Task objective ▸ Copy exactly the lines from the beginning of the data down to and including the line holding "plt.rcParams['font.family'] = ['Open", without any pictures.

— START Source excerpt —

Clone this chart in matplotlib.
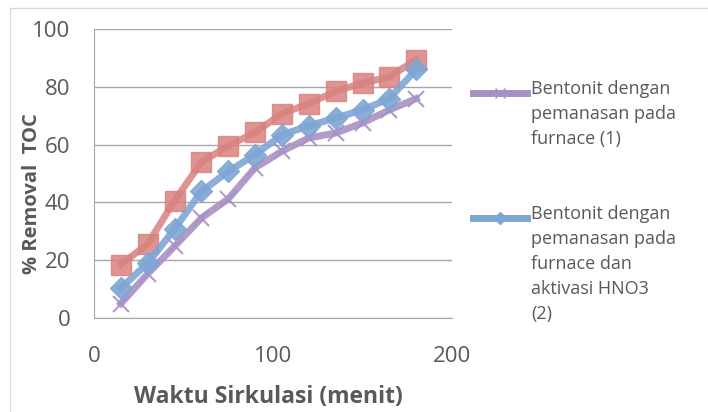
import matplotlib.pyplot as plt
import numpy as np

waktu = [15, 30, 45, 60, 75, 90, 105, 120, 135, 150, 165, 180]
furnace_1 = [5, 15.3, 24.8, 34.6, 41.2, 52, 57.7, 62.3, 64, 67.5, 72, 75.9]
furnace_hno3_2 = [10.3, 19, 30.8, 43.8, 50.7, 56.5, 63.4, 66.5, 69.2, 72, 75.9, 86]
seri_3 = [18.5, 25.6, 40.6, 53.9, 59.6, 64.2, 70.7, 74.2, 78.4, 81.3, 83.4, 89.4]

label_1 = 'Bentonit dengan\npemanasan pada\nfurnace (1)'
label_2 = 'Bentonit dengan\npemanasan pada\nfurnace dan\naktivasi HNO3\n(2)'

plt.rcParams['font.family'] = ['Open Sans', 'DejaVu Sans']

fig = plt.figure(figsize=(7.08, 4.12), dpi=100)
ax = fig.add_axes([94/708, 1-318/412, (452-94)/708, (318-29)/412])

ax.plot(waktu, seri_3, color='#d9827f', lw=5, marker='s', ms=14, alpha=0.85, zorder=3)
ax.plot(waktu, furnace_hno3_2, color='#7ea6d4', lw=5, marker='D', ms=11, alpha=0.9, zorder=4)
ax.plot(waktu, furnace_1, color='#a890c4', lw=5, marker='x', ms=12, mew=1.5, alpha=0.9, zorder=2)

ax.set_xlim(0, 200)
ax.set_ylim(0, 100)
ax.set_xticks([0, 100, 200])
ax.set_yticks([0, 20, 40, 60, 80, 100])
ax.grid(axis='y', color='#a6a6a6', lw=1)
ax.set_axisbelow(True)
for s in ['top', 'right']:
    ax.spines[s].set_visible(False)
for s in ['left', 'bottom']:
    ax.spines[s].set_color('#a6a6a6')
ax.tick_params(length=0, labelsize=16, labelcolor='#595959')
ax.tick_params(axis='y', pad=17)
ax.tick_params(axis='x', pad=20)
ax.set_xlabel('Waktu Sirkulasi (menit)', fontsize=16.5, fontweight='bold', color='#595959')
ax.set_ylabel('% Removal  TOC', fontsize=14.5, fontweight='bold', color='#595959')
ax.xaxis.set_label_coords(0.486, -0.232)
ax.yaxis.set_label_coords(-0.145, 0.43)

# legend drawn by hand (only two entries in the original)
fig.lines.append(plt.Line2D([473/708, 527/708], [1-93/412]*2, color='#a890c4', lw=5, transform=fig.transFigure))
fig.lines.append(plt.Line2D([500/708], [1-93/412], color='#a890c4', marker='x', ms=7, transform=fig.transFigure))
fig.lines.append(plt.Line2D([473/708, 527/708], [1-218/412]*2, color='#7ea6d4', lw=5, transform=fig.transFigure))
fig.lines.append(plt.Line2D([500/708], [1-218/412], color='#7ea6d4', marker='D', ms=6, transform=fig.transFigure))
fig.text(531/708, 1-80/412, label_1, fontsize=13, color='#595959', va='top', linespacing=1.5)
fig.text(531/708, 1-205/412, label_2, fontsize=13, color='#595959', va='top', linespacing=1.5)

# outer chart frame
fig.patches.append(plt.Rectangle((10/708, -0.1), 1.1, 1-8/412+0.1, fill=False, ec='#d9d9d9', lw=1, transform=fig.transFigure))

plt.savefig('out.png', dpi=100)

— END Source excerpt —

Expected output ▸
Clone this chart in matplotlib.
import matplotlib.pyplot as plt
import numpy as np

waktu = [15, 30, 45, 60, 75, 90, 105, 120, 135, 150, 165, 180]
furnace_1 = [5, 15.3, 24.8, 34.6, 41.2, 52, 57.7, 62.3, 64, 67.5, 72, 75.9]
furnace_hno3_2 = [10.3, 19, 30.8, 43.8, 50.7, 56.5, 63.4, 66.5, 69.2, 72, 75.9, 86]
seri_3 = [18.5, 25.6, 40.6, 53.9, 59.6, 64.2, 70.7, 74.2, 78.4, 81.3, 83.4, 89.4]

label_1 = 'Bentonit dengan\npemanasan pada\nfurnace (1)'
label_2 = 'Bentonit dengan\npemanasan pada\nfurnace dan\naktivasi HNO3\n(2)'

plt.rcParams['font.family'] = ['Open Sans', 'DejaVu Sans']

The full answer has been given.